--- To be done ---
Omit the pictures and print exactly the lines of the listing below, starting at the first and ending at the line containing "line width=2.6pt, minimum".

--- Material ---
▼

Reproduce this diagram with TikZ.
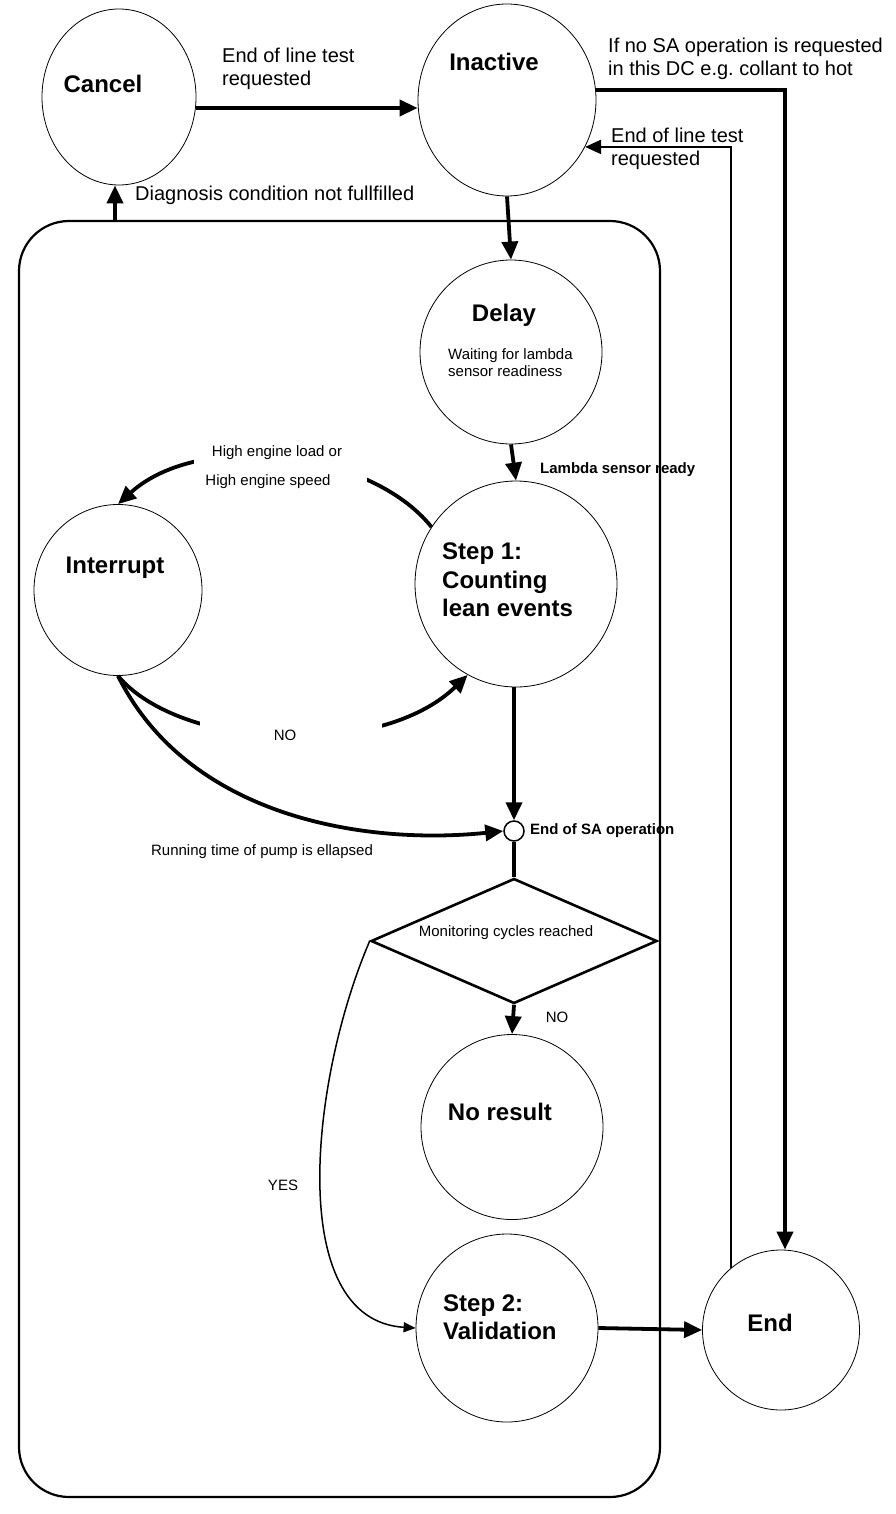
\documentclass[tikz,border=0pt]{standalone}
\usepackage{fontspec}
\setmainfont{Liberation Sans}
\usetikzlibrary{arrows.meta,shapes.geometric}
\begin{document}
\begin{tikzpicture}[x=1pt,y=-1pt,
  state/.style={ellipse, draw, line width=0.8pt, inner sep=0pt},
  title/.style={font=\fontsize{24}{28.5}\selectfont\bfseries, inner sep=0pt},
  lbl/.style={font=\fontsize{20}{23}\selectfont, inner sep=0pt, align=left},
  small/.style={font=\fontsize{15}{17}\selectfont, inner sep=0pt, align=left},
  smallb/.style={font=\fontsize{15}{17}\selectfont\bfseries, inner sep=0pt},
  arr/.style={line width=3.8pt, -{Triangle[length=18pt,width=16pt]}},
  thinarr/.style={line width=2.2pt, -{Triangle[length=16pt,width=14pt]}},
  yesarr/.style={line width=1.5pt, -{Triangle[length=12pt,width=10pt]}},
  mask/.style={fill=white, draw=none, inner sep=0pt}
]
\useasboundingbox (0,0) rectangle (896,1514);
\fill[white] (0,0) rectangle (896,1514);

% frame
\node[draw, line width=2.2pt, rounded corners=50pt, minimum width=641pt, minimum height=1276pt, inner sep=0pt] (frame) at (339.5,859) {};

% states
\node[state, minimum width=154pt, minimum height=176pt] (cancel) at (119,97) {};
\node[state, minimum width=178pt, minimum height=192pt] (inactive) at (507,100) {};
\node[state, minimum width=182pt, minimum height=184pt] (delay) at (511,352) {};
\node[state, minimum width=202pt, minimum height=206pt] (step1) at (516,584) {};
\node[state, minimum width=168pt, minimum height=171pt] (interrupt) at (118,590) {};
\node[state, minimum width=182pt, minimum height=185pt] (noresult) at (512,1127) {};
\node[state, minimum width=182pt, minimum height=188pt] (step2) at (507,1328) {};
\node[state, minimum width=157pt, minimum height=160pt] (endn) at (781,1330) {};
\node[circle, draw, line width=1.5pt, minimum size=20pt, inner sep=0pt] (junc) at (514,831) {};
\node[diamond, draw, line width=2.6pt, minimum width=286pt, minimum height=125pt, inner sep=0pt] (dia) at (514,941) {};

% curved connectors with gaps
\draw[arr] (step1.146) .. controls (370,450) and (200,430) .. (interrupt.north);
\node[mask, minimum width=173pt, minimum height=56pt] (gapA) at (280.5,467) {};
\draw[arr] (interrupt.south) .. controls (180,750) and (380,760) .. (step1.-118);
\node[mask, minimum width=182pt, minimum height=44pt] (gapB) at (291,730) {};
\draw[arr] (interrupt.south) .. controls (190,820) and (370,845) .. (junc.west);
\draw[yesarr] (dia.west) .. controls (310,1080) and (285,1320) .. (step2.west);

% straight connectors
\draw[arr] ([yshift=-11pt]cancel.east) -- ([yshift=-8pt]inactive.west);
\draw[arr] ([yshift=10pt]inactive.east) -| ([xshift=4pt]endn.north);
\draw[thinarr] (endn.129) |- (inactive.-31);
\coordinate (cs) at ([xshift=-4pt]cancel.south);
\draw[arr] (cs |- frame.north) -- (cs);
\draw[arr] (inactive.south) -- (delay.north);
\draw[arr] (delay.south) -- (step1.north);
\draw[arr] (step1.south -| junc.north) -- (junc.north);
\draw[line width=3.8pt] (junc.south) -- (dia.north);
\draw[arr] (dia.south) -- (noresult.north);
\draw[arr] (step2.east) -- (endn.west);

% texts
\node[title] (tCancel) at (103,84) {Cancel};
\node[title] (tInactive) at (494,62) {Inactive};
\node[lbl, anchor=west] (lEol1) at (222,69) {End of line test\\requested};
\node[lbl, anchor=west] (lNoSA) at (608,59) {If no SA operation is requested\\in this DC e.g.\ collant to hot};
\node[lbl, anchor=west] (lEol2) at (611,149) {End of line test\\requested};
\node[lbl, anchor=west] (lDiag) at (135,195) {Diagnosis condition not fullfilled};
\node[title] (tDelay) at (504,315) {Delay};
\node[small, anchor=west] (sDelay) at (448,363) {Waiting for lambda\\sensor readiness};
\node[smallb, anchor=west] (lLambda) at (540,470) {Lambda sensor ready};
\node[small] (lHigh1) at (277,453) {High engine load or};
\node[small] (lHigh2) at (268,482) {High engine speed};
\node[title] (tInterrupt) at (115,568) {Interrupt};
\node[title, align=left, anchor=west] (tStep1) at (442,580) {Step 1:\\Counting\\lean events};
\node[small] (lNo1) at (285,735) {NO};
\node[smallb, anchor=west] (lEndSA) at (530,831) {End of SA operation};
\node[small] (lRun) at (262,852) {Running time of pump is ellapsed};
\node[small] (lMon) at (506,933) {Monitoring cycles reached};
\node[small] (lNo2) at (557,1017) {NO};
\node[title] (tNoRes) at (500,1112) {No result};
\node[small] (lYes) at (283,1185) {YES};
\node[title, align=left, anchor=west] (tStep2) at (443,1317) {Step 2:\\Validation};
\node[title] (tEnd) at (770,1323) {End};
\end{tikzpicture}
\end{document}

▲

--- Solution to this task ---
Reproduce this diagram with TikZ.
\documentclass[tikz,border=0pt]{standalone}
\usepackage{fontspec}
\setmainfont{Liberation Sans}
\usetikzlibrary{arrows.meta,shapes.geometric}
\begin{document}
\begin{tikzpicture}[x=1pt,y=-1pt,
  state/.style={ellipse, draw, line width=0.8pt, inner sep=0pt},
  title/.style={font=\fontsize{24}{28.5}\selectfont\bfseries, inner sep=0pt},
  lbl/.style={font=\fontsize{20}{23}\selectfont, inner sep=0pt, align=left},
  small/.style={font=\fontsize{15}{17}\selectfont, inner sep=0pt, align=left},
  smallb/.style={font=\fontsize{15}{17}\selectfont\bfseries, inner sep=0pt},
  arr/.style={line width=3.8pt, -{Triangle[length=18pt,width=16pt]}},
  thinarr/.style={line width=2.2pt, -{Triangle[length=16pt,width=14pt]}},
  yesarr/.style={line width=1.5pt, -{Triangle[length=12pt,width=10pt]}},
  mask/.style={fill=white, draw=none, inner sep=0pt}
]
\useasboundingbox (0,0) rectangle (896,1514);
\fill[white] (0,0) rectangle (896,1514);

% frame
\node[draw, line width=2.2pt, rounded corners=50pt, minimum width=641pt, minimum height=1276pt, inner sep=0pt] (frame) at (339.5,859) {};

% states
\node[state, minimum width=154pt, minimum height=176pt] (cancel) at (119,97) {};
\node[state, minimum width=178pt, minimum height=192pt] (inactive) at (507,100) {};
\node[state, minimum width=182pt, minimum height=184pt] (delay) at (511,352) {};
\node[state, minimum width=202pt, minimum height=206pt] (step1) at (516,584) {};
\node[state, minimum width=168pt, minimum height=171pt] (interrupt) at (118,590) {};
\node[state, minimum width=182pt, minimum height=185pt] (noresult) at (512,1127) {};
\node[state, minimum width=182pt, minimum height=188pt] (step2) at (507,1328) {};
\node[state, minimum width=157pt, minimum height=160pt] (endn) at (781,1330) {};
\node[circle, draw, line width=1.5pt, minimum size=20pt, inner sep=0pt] (junc) at (514,831) {};
\node[diamond, draw, line width=2.6pt, minimum width=286pt, minimum height=125pt, inner sep=0pt] (dia) at (514,941) {};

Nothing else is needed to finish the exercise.